Ontem, a avaliação da situação se tornou mais crítica depois que Antonio Meduna, do conselho de administração do Sindicato Nacional da Indústria de Componentes para Veículos Automotores (Sindipeças), informou que o seu setor já trabalha "no limite" como consequência da greve dos auditores e que já vislumbra a perspectiva de interrupções nas linhas de montagem das montadoras. Uma das preocupações da indústria automobilística é a possibilidade de perda de contratos no exterior por causa da lentidão na entrada e na saída de produtos no país, acrescentou o presidente da Associação Nacional dos Fabricantes de Veículos Automotores (Anfavea), Jackson Schneider, que também manteve ontem reunião com o ministro do Desenvolvimento, Miguel Jorge. "Esses mercados não vão ficar nos esperando, esses mercados vão buscar produtos em outros lugares, e isso significa que nós vamos perder presença." O risco é, portanto, de redução nos níveis de produção industrial, além dos atrasos nas exportações.

Os auditores fiscais de todo o país estão em greve desde o dia 18 de março reivindicando reajustes salariais. O movimento afeta principalmente as importações, que exigem mais fiscalização. Apesar do ritmo forte de crescimento da economia, as importações recuaram 13% nas duas primeiras semanas de abril em relação a março pelo critério de média diária, conforme a Secretaria de Comércio Exterior. Na mesma comparação, as exportações subiram apenas 0,5%. Segundo a Secex, a redução das importações está concentrada nos manufaturados, cujas vendas recuaram 7,4% nas duas primeiras semanas de abril em relação a março pelo critério da média diária. As vendas externas de material de transporte caíram 21% nessa comparação, principalmente por conta da dificuldade nas aduanas da fronteira com a Argentina.

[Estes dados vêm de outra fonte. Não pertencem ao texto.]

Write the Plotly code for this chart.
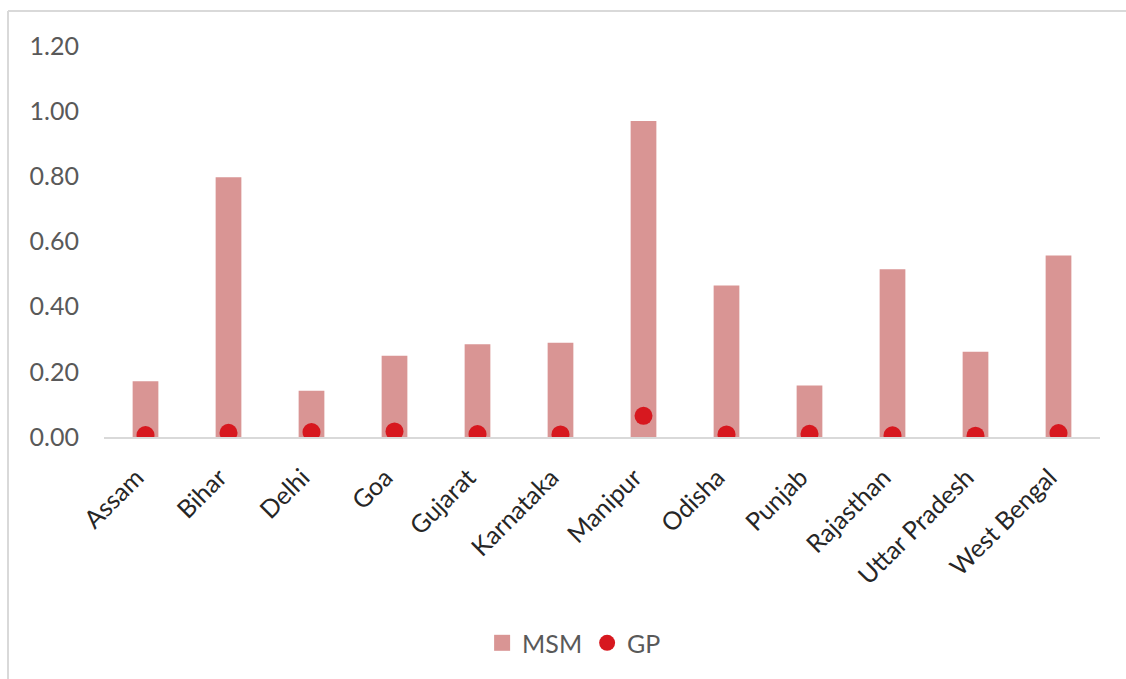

A greve dos auditores da Receita Federal começou no dia 18 de março. Na segunda-feira, eles decidiram em assembléia que vão continuar o movimento até que suas reivindicações salariais sejam atendidas pelo governo. Os empresários lembram que este é o sexto ano consecutivo de greve. Segundo cálculo do Sinaees, são 440 dias de prejuízo apenas nos últimos três anos, se somadas as greves dos fiscais do Ministério da Agricultura e dos funcionários dos Correios. Além disso, é lembrado que os auditores já recebem salários elevados se comparados com o nível médio dos funcionários públicos. Segundo o Ministério do Planejamento, os auditores da Receita tiveram, desde 2002, 123,4% de aumento no valor inicial do salário na carreira. Era de R$ 4.544,53 e saltou para R$ 10.115,32. No salário do topo da carreira, os aumentos, nesse período, foram de 81,41% (R$ 7.376,91 para R$ 13.382,26).

O Sindicato Nacional dos Auditores Fiscais da Receita Federal (Unafisco) contesta os dados sobre dias parados nos últimos anos e diz que as últimas greves ocorreram em 2006 e 2004 com duração de dois meses cada. A entidade diz que em 2007 ocorreram apenas duas paralisações - uma durou 24 horas e outra teria sido de 48 horas.